(TASK INSTRUCTIONS)
Restate the material word for word and leave out anything that is a picture.
********************
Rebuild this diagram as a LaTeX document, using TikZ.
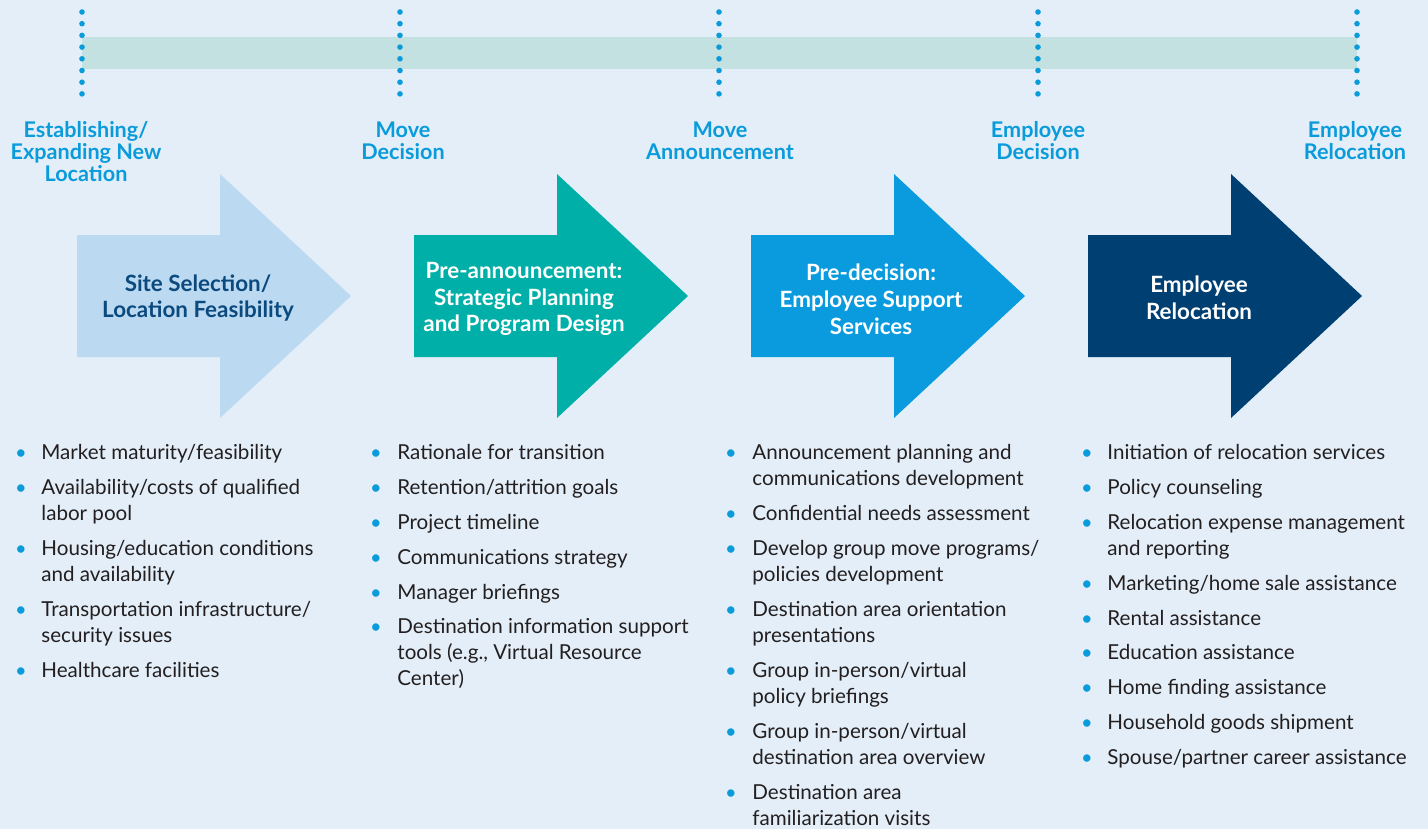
\documentclass[tikz,border=0pt]{standalone}
\usepackage{fontspec}
\setmainfont{Lato}
\definecolor{pagebg}{HTML}{E3EEF8}
\definecolor{barteal}{HTML}{C3E1E0}
\definecolor{cyanblue}{HTML}{0A9BDB}
\definecolor{arrowpale}{HTML}{BBD9F1}
\definecolor{arrowteal}{HTML}{00AFA8}
\definecolor{arrowblue}{HTML}{0A9BDE}
\definecolor{arrownavy}{HTML}{003F72}
\definecolor{textnavy}{HTML}{0B4A7E}
\definecolor{bodytext}{HTML}{231F20}
\tikzset{
	milestone/.style={font=\bfseries\fontsize{10.8}{11}\selectfont, text=cyanblue, align=center, anchor=base, inner sep=0pt},
	phase/.style={font=\bfseries\fontsize{11.2}{13.4}\selectfont, align=center, inner sep=0pt},
	item/.style={font=\fontsize{10.3}{13}\selectfont, text=bodytext, align=left, anchor=base west, inner sep=0pt},
	dot/.style={font=\fontsize{10}{13}\selectfont, text=cyanblue, anchor=base, inner sep=0pt}
}
\begin{document}
\begin{tikzpicture}[x=0.5pt,y=-0.5pt]
	\useasboundingbox (0,0) rectangle (1428,829);
	\fill[pagebg] (0,0) rectangle (1428,829);
	% timeline
	\fill[barteal] (82,37) rectangle (1357,69);
	\foreach \x in {82,400,719,1038,1357}{
		\foreach \y in {12,23.7,...,96}
			\fill[cyanblue] (\x,\y) circle (2.8);
	}
	\node[milestone] (msa) at (86,181) {Establishing/\\Expanding New\\Location};
	\node[milestone] (msb) at (403,159) {Move\\Decision};
	\node[milestone] (msc) at (720,159) {Move\\Announcement};
	\node[milestone] (msd) at (1038,159) {Employee\\Decision};
	\node[milestone] (mse) at (1355,159) {Employee\\Relocation};
	% phase arrows
	\foreach \x/\c in {77/arrowpale,414/arrowteal,751/arrowblue,1088/arrownavy}
		\fill[\c] (\x,235)--(\x+143,235)--(\x+143,174)--(\x+274,296)--(\x+143,418)--(\x+143,357)--(\x,357)--cycle;
	\node[phase,text=textnavy] (pha) at (198,298) {Site Selection/\\Location Feasibility};
	\node[phase,text=white] (phb) at (524,299) {Pre-announcement:\\Strategic Planning\\and Program Design};
	\node[phase,text=white] (phc) at (871,299) {Pre-decision:\\Employee Support\\Services};
	\node[phase,text=white] (phd) at (1199,298) {Employee\\Relocation};
	% lists
	\foreach \b/\y/\t [count=\i] in {
		459/459/{Market maturity/feasibility},
		494/520/{Availability/costs of qualified\\labor pool},
		555/581/{Housing/education conditions\\and availability},
		616/642/{Transportation infrastructure/\\security issues},
		677/677/{Healthcare facilities}}{
		\node[dot] (bula\i) at (21,\b) {•};
		\node[item] (ita\i) at (41,\y) {\t};
	}
	\foreach \b/\y/\t [count=\i] in {
		459/459/{Rationale for transition},
		494/494/{Retention/attrition goals},
		529/529/{Project timeline},
		564/564/{Communications strategy},
		599/599/{Manager briefings},
		633/685/{Destination information support\\tools (e.g., Virtual Resource\\Center)}}{
		\node[dot] (bulb\i) at (376,\b) {•};
		\node[item] (itb\i) at (397,\y) {\t};
	}
	\foreach \b/\y/\t [count=\i] in {
		459/485/{Announcement planning and\\communications development},
		520/520/{Confidential needs assessment},
		555/581/{Develop group move programs/\\policies development},
		616/642/{Destination area orientation\\presentations},
		677/703/{Group in-person/virtual\\policy briefings},
		738/764/{Group in-person/virtual\\destination area overview},
		799/825/{Destination area\\familiarization visits}}{
		\node[dot] (bulc\i) at (731,\b) {•};
		\node[item] (itc\i) at (752,\y) {\t};
	}
	\foreach \b/\y/\t [count=\i] in {
		459/459/{Initiation of relocation services},
		494/494/{Policy counseling},
		529/555/{Relocation expense management\\and reporting},
		590/590/{Marketing/home sale assistance},
		625/625/{Rental assistance},
		659/659/{Education assistance},
		694/694/{Home finding assistance},
		729/729/{Household goods shipment},
		764/764/{Spouse/partner career assistance}}{
		\node[dot] (buld\i) at (1087,\b) {•};
		\node[item] (itd\i) at (1107,\y) {\t};
	}
\end{tikzpicture}
\end{document}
********************
(EXPECTED OUTPUT)
Rebuild this diagram as a LaTeX document, using TikZ.
\documentclass[tikz,border=0pt]{standalone}
\usepackage{fontspec}
\setmainfont{Lato}
\definecolor{pagebg}{HTML}{E3EEF8}
\definecolor{barteal}{HTML}{C3E1E0}
\definecolor{cyanblue}{HTML}{0A9BDB}
\definecolor{arrowpale}{HTML}{BBD9F1}
\definecolor{arrowteal}{HTML}{00AFA8}
\definecolor{arrowblue}{HTML}{0A9BDE}
\definecolor{arrownavy}{HTML}{003F72}
\definecolor{textnavy}{HTML}{0B4A7E}
\definecolor{bodytext}{HTML}{231F20}
\tikzset{
	milestone/.style={font=\bfseries\fontsize{10.8}{11}\selectfont, text=cyanblue, align=center, anchor=base, inner sep=0pt},
	phase/.style={font=\bfseries\fontsize{11.2}{13.4}\selectfont, align=center, inner sep=0pt},
	item/.style={font=\fontsize{10.3}{13}\selectfont, text=bodytext, align=left, anchor=base west, inner sep=0pt},
	dot/.style={font=\fontsize{10}{13}\selectfont, text=cyanblue, anchor=base, inner sep=0pt}
}
\begin{document}
\begin{tikzpicture}[x=0.5pt,y=-0.5pt]
	\useasboundingbox (0,0) rectangle (1428,829);
	\fill[pagebg] (0,0) rectangle (1428,829);
	% timeline
	\fill[barteal] (82,37) rectangle (1357,69);
	\foreach \x in {82,400,719,1038,1357}{
		\foreach \y in {12,23.7,...,96}
			\fill[cyanblue] (\x,\y) circle (2.8);
	}
	\node[milestone] (msa) at (86,181) {Establishing/\\Expanding New\\Location};
	\node[milestone] (msb) at (403,159) {Move\\Decision};
	\node[milestone] (msc) at (720,159) {Move\\Announcement};
	\node[milestone] (msd) at (1038,159) {Employee\\Decision};
	\node[milestone] (mse) at (1355,159) {Employee\\Relocation};
	% phase arrows
	\foreach \x/\c in {77/arrowpale,414/arrowteal,751/arrowblue,1088/arrownavy}
		\fill[\c] (\x,235)--(\x+143,235)--(\x+143,174)--(\x+274,296)--(\x+143,418)--(\x+143,357)--(\x,357)--cycle;
	\node[phase,text=textnavy] (pha) at (198,298) {Site Selection/\\Location Feasibility};
	\node[phase,text=white] (phb) at (524,299) {Pre-announcement:\\Strategic Planning\\and Program Design};
	\node[phase,text=white] (phc) at (871,299) {Pre-decision:\\Employee Support\\Services};
	\node[phase,text=white] (phd) at (1199,298) {Employee\\Relocation};
	% lists
	\foreach \b/\y/\t [count=\i] in {
		459/459/{Market maturity/feasibility},
		494/520/{Availability/costs of qualified\\labor pool},
		555/581/{Housing/education conditions\\and availability},
		616/642/{Transportation infrastructure/\\security issues},
		677/677/{Healthcare facilities}}{
		\node[dot] (bula\i) at (21,\b) {•};
		\node[item] (ita\i) at (41,\y) {\t};
	}
	\foreach \b/\y/\t [count=\i] in {
		459/459/{Rationale for transition},
		494/494/{Retention/attrition goals},
		529/529/{Project timeline},
		564/564/{Communications strategy},
		599/599/{Manager briefings},
		633/685/{Destination information support\\tools (e.g., Virtual Resource\\Center)}}{
		\node[dot] (bulb\i) at (376,\b) {•};
		\node[item] (itb\i) at (397,\y) {\t};
	}
	\foreach \b/\y/\t [count=\i] in {
		459/485/{Announcement planning and\\communications development},
		520/520/{Confidential needs assessment},
		555/581/{Develop group move programs/\\policies development},
		616/642/{Destination area orientation\\presentations},
		677/703/{Group in-person/virtual\\policy briefings},
		738/764/{Group in-person/virtual\\destination area overview},
		799/825/{Destination area\\familiarization visits}}{
		\node[dot] (bulc\i) at (731,\b) {•};
		\node[item] (itc\i) at (752,\y) {\t};
	}
	\foreach \b/\y/\t [count=\i] in {
		459/459/{Initiation of relocation services},
		494/494/{Policy counseling},
		529/555/{Relocation expense management\\and reporting},
		590/590/{Marketing/home sale assistance},
		625/625/{Rental assistance},
		659/659/{Education assistance},
		694/694/{Home finding assistance},
		729/729/{Household goods shipment},
		764/764/{Spouse/partner career assistance}}{
		\node[dot] (buld\i) at (1087,\b) {•};
		\node[item] (itd\i) at (1107,\y) {\t};
	}
\end{tikzpicture}
\end{document}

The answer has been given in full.